## REQUIRED WORK
Return the lines below exactly, from the first line to the line that contains "import plotly.graph_objects as go". Leave out pictures.
_ _ _ _ _
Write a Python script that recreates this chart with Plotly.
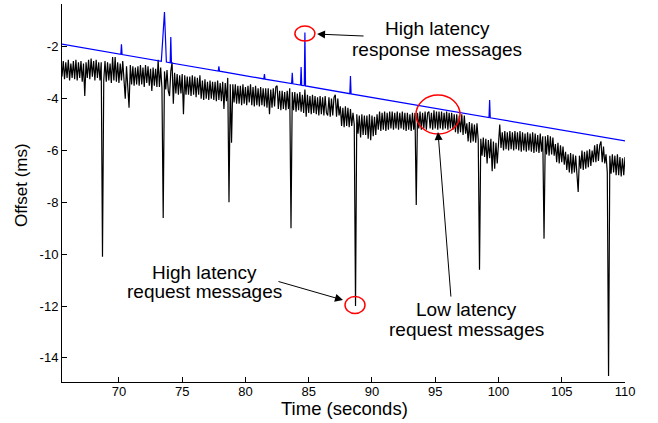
import numpy as np
import plotly.graph_objects as go

# Request-message offsets (ms), sampled every 0.1 s starting at 65.5 s;
# one row per second of capture.
request_start = 65.5
request_step = 0.1
request_offset = [
    -3.15, -2.55, -3.25, -2.60, -3.20, -2.50, -3.30, -2.65, -3.20, -2.55,    # 65.5
    -3.25, -2.50, -3.30, -2.60, -3.20, -2.55, -3.35, -2.65, -3.90, -2.60,    # 66.5
    -3.20, -2.50, -3.25, -2.45, -3.15, -2.55, -3.30, -2.50, -3.20, -2.60,    # 67.5
    -3.30, -2.60, -10.10, -3.30, -2.55, -3.35, -2.60, -3.30, -2.65, -3.40,   # 68.5
    -2.40, -3.30, -2.40, -3.35, -2.60, -3.40, -2.65, -3.30, -2.55, -3.35,    # 69.5
    -4.00, -2.75, -3.45, -4.35, -2.70, -3.45, -2.75, -3.50, -2.80, -3.45,    # 70.5
    -2.75, -3.50, -2.70, -3.45, -2.80, -3.55, -2.70, -3.40, -2.75, -3.50,    # 71.5
    -2.85, -3.70, -2.80, -3.50, -2.85, -3.55, -2.50, -3.55, -2.80, -3.60,    # 72.5
    -8.60, -2.95, -3.65, -2.90, -3.70, -3.90, -2.95, -2.60, -4.20, -3.00,    # 73.5
    -3.80, -3.05, -3.85, -3.10, -3.80, -3.05, -4.60, -3.10, -3.85, -3.15,    # 74.5
    -3.85, -3.15, -3.90, -3.10, -3.85, -3.15, -3.95, -3.20, -3.85, -3.10,    # 75.5
    -4.00, -3.30, -4.05, -3.25, -4.00, -3.35, -4.05, -3.30, -4.00, -3.35,    # 76.5
    -4.05, -3.35, -4.10, -3.30, -4.05, -3.40, -4.10, -3.35, -4.40, -3.40,    # 77.5
    -4.10, -3.20, -8.00, -3.45, -5.70, -3.45, -4.15, -3.45, -4.20, -3.50,    # 78.5
    -4.20, -3.50, -4.25, -3.45, -4.20, -3.55, -4.25, -3.50, -4.15, -3.45,    # 79.5
    -4.25, -3.55, -4.30, -3.50, -4.25, -3.60, -4.30, -3.55, -4.25, -3.60,    # 80.5
    -4.30, -3.60, -4.35, -3.60, -4.60, -3.65, -4.35, -3.60, -4.30, -3.55,    # 81.5
    -3.50, -4.40, -3.70, -4.45, -3.70, -4.40, -3.75, -4.45, -3.70, -4.40,    # 82.5
    -3.60, -9.00, -3.75, -4.45, -3.75, -4.50, -3.80, -4.45, -3.75, -4.50,    # 83.5
    -3.85, -4.55, -3.65, -4.70, -3.85, -4.55, -3.90, -4.60, -3.85, -4.55,    # 84.5
    -3.90, -4.60, -3.95, -4.65, -3.90, -4.60, -3.95, -4.65, -3.90, -4.55,    # 85.5
    -4.65, -3.95, -4.70, -4.00, -4.65, -3.95, -3.85, -4.70, -4.00, -4.65,    # 86.5
    -4.30, -5.05, -4.35, -5.10, -4.30, -5.05, -4.35, -5.10, -4.40, -5.05,    # 87.5
    -4.55, -5.00, -12.00, -4.60, -5.35, -4.65, -5.50, -4.60, -5.40, -4.65,   # 88.5
    -5.40, -4.65, -5.55, -4.60, -5.60, -4.65, -5.45, -4.70, -5.40, -4.60,    # 89.5
    -5.20, -4.50, -5.25, -4.55, -5.20, -4.50, -5.25, -4.55, -5.20, -4.50,    # 90.5
    -5.15, -4.50, -5.20, -4.55, -5.15, -4.50, -5.20, -4.55, -5.15, -4.50,    # 91.5
    -5.20, -4.55, -5.25, -4.55, -5.20, -4.60, -5.25, -4.55, -5.20, -4.55,    # 92.5
    -8.10, -4.55, -5.15, -4.50, -5.20, -4.55, -5.15, -4.50, -5.20, -4.55,    # 93.5
    -4.50, -5.15, -4.55, -5.20, -4.45, -5.15, -4.50, -5.20, -4.50, -5.15,    # 94.5
    -4.50, -5.20, -4.55, -5.15, -4.50, -5.20, -4.55, -5.15, -4.55, -5.20,    # 95.5
    -4.60, -5.30, -4.60, -5.35, -4.65, -5.30, -4.60, -5.40, -4.65, -5.35,    # 96.5
    -4.95, -5.65, -4.90, -5.70, -4.95, -5.65, -5.00, -5.70, -4.95, -5.60,    # 97.5
    -10.60, -5.55, -6.20, -5.50, -6.25, -5.55, -6.50, -5.60, -6.30, -5.55,   # 98.5
    -6.80, -5.65, -6.70, -5.70, -6.50, -5.60, -5.00, -5.90, -5.30, -6.00,    # 99.5
    -5.25, -5.95, -5.30, -6.00, -5.25, -5.95, -5.30, -6.00, -5.25, -5.95,    # 100.5
    -5.30, -6.00, -5.25, -6.05, -5.30, -6.00, -5.35, -6.05, -5.30, -6.00,    # 101.5
    -5.35, -6.05, -5.30, -6.10, -5.35, -6.05, -5.40, -6.10, -5.35, -6.05,    # 102.5
    -5.45, -9.40, -5.45, -6.15, -5.40, -6.20, -5.45, -6.15, -5.50, -6.20,    # 103.5
    -5.75, -6.45, -5.70, -6.50, -5.80, -6.45, -5.85, -6.55, -6.05, -6.75,    # 104.5
    -6.15, -6.85, -6.10, -6.90, -6.15, -6.85, -6.20, -6.90, -7.60, -6.20,    # 105.5
    -6.70, -6.00, -6.75, -6.05, -6.70, -6.00, -6.65, -5.95, -6.60, -6.00,    # 106.5
    -6.45, -5.80, -6.45, -5.75, -6.40, -5.80, -5.65, -6.45, -5.85, -6.50,    # 107.5
    -6.15, -6.85, -14.70, -6.20, -6.90, -6.15, -6.85, -6.20, -6.95, -6.15,   # 108.5
    -6.95, -6.25, -7.00, -6.30, -6.95, -6.25, -6.90, -6.30, -6.60, -6.45,    # 109.5
]
request_time = request_start + request_step * np.arange(len(request_offset))

# Response-message offsets (ms): a steady drift with a few late arrivals.
response_time = [
    65.5,
    70.15, 70.20, 70.25,
    73.35, 73.60, 73.75,
    74.05, 74.10, 74.15,
    77.85, 77.90, 77.95,
    81.45, 81.50, 81.55,
    83.65, 83.70, 83.75,
    84.35, 84.40, 84.45,
    84.65, 84.70, 84.75,
    88.25, 88.30, 88.35,
    99.25, 99.30, 99.35,
    110.2,
]
response_offset = [
    -1.90,
    -2.29, -1.90, -2.30,
    -2.56, -0.66, -2.59,
    -2.62, -1.62, -2.63,
    -2.94, -2.75, -2.94,
    -3.24, -3.05, -3.25,
    -3.42, -3.00, -3.43,
    -3.48, -2.78, -3.49,
    -3.50, -1.45, -3.51,
    -3.81, -3.13, -3.82,
    -4.73, -4.05, -4.74,
    -5.65,
]

x_ticks = [70, 75, 80, 85, 90, 95, 100, 105, 110]
y_ticks = [-14, -12, -10, -8, -6, -4, -2]
y_tick_labels = ["-14", "-12", "-10", "-8", "-6", "-4", "-2"]

FONT = "Liberation Sans, Arial, Helvetica, sans-serif"

fig = go.Figure()
fig.add_trace(go.Scatter(
    x=request_time, y=request_offset, mode="lines",
    line=dict(color="black", width=1.2), showlegend=False,
))
fig.add_trace(go.Scatter(
    x=response_time, y=response_offset, mode="lines",
    line=dict(color="#0000ff", width=1.2), showlegend=False,
))

# Red markers around the points of interest
red = dict(color="red", width=1.5)
fig.add_shape(type="circle", xref="x", yref="y",
              x0=83.91, x1=85.49, y0=-1.78, y1=-1.20, line=red)
fig.add_shape(type="circle", xref="x", yref="y",
              x0=87.87, x1=89.45, y0=-12.29, y1=-11.63, line=red)
fig.add_shape(type="circle", xref="x", yref="y",
              x0=93.48, x1=96.96, y0=-5.36, y1=-3.86, line=red)

labels = [
    ("High latency", 95.14, -1.30),
    ("response messages", 95.14, -2.11),
    ("High latency", 76.73, -10.70),
    ("request messages", 76.73, -11.44),
    ("Low latency", 97.44, -12.13),
    ("request messages", 97.44, -12.90),
]
for text, lx, ly in labels:
    fig.add_annotation(x=lx, y=ly, xref="x", yref="y", text=text,
                       showarrow=False, xanchor="center", yanchor="middle",
                       font=dict(family=FONT, size=19, color="black"))

arrows = [
    (85.66, -1.51, 48, 2),
    (87.71, -11.77, -66, -19),
    (95.22, -5.29, 13, 166),
]
for hx, hy, ax, ay in arrows:
    fig.add_annotation(x=hx, y=hy, xref="x", yref="y", text="",
                       showarrow=True, ax=ax, ay=ay, arrowhead=2,
                       arrowsize=1.6, arrowwidth=1, arrowcolor="black",
                       standoff=0, startstandoff=0)

# Axis titles
fig.add_annotation(x=0.5009, y=-0.0700, xref="paper", yref="paper",
                   text="Time (seconds)", showarrow=False,
                   xanchor="center", yanchor="middle",
                   font=dict(family=FONT, size=18.5, color="black"))
fig.add_annotation(x=-0.0728, y=0.521, xref="paper", yref="paper",
                   text="Offset (ms)", showarrow=False, textangle=-90,
                   xanchor="center", yanchor="middle",
                   font=dict(family=FONT, size=17, color="black"))

axis_common = dict(
    showline=True, linecolor="black", linewidth=1, mirror=False,
    ticks="inside", ticklen=5, tickwidth=1, tickcolor="black",
    showgrid=False, zeroline=False,
    tickfont=dict(family=FONT, size=13, color="black"),
)
fig.update_xaxes(range=[65.5, 110], tickvals=x_ticks,
                 ticklabelstandoff=-3, **axis_common)
fig.update_yaxes(range=[-14.93, -0.35], tickvals=y_ticks,
                 ticktext=y_tick_labels, **axis_common)

fig.update_layout(
    width=658, height=423,
    margin=dict(l=62, r=33, t=4, b=41),
    paper_bgcolor="white", plot_bgcolor="white",
)

fig.write_html("out.html", config={"displayModeBar": False})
_ _ _ _ _
## RESULT
Write a Python script that recreates this chart with Plotly.
import numpy as np
import plotly.graph_objects as go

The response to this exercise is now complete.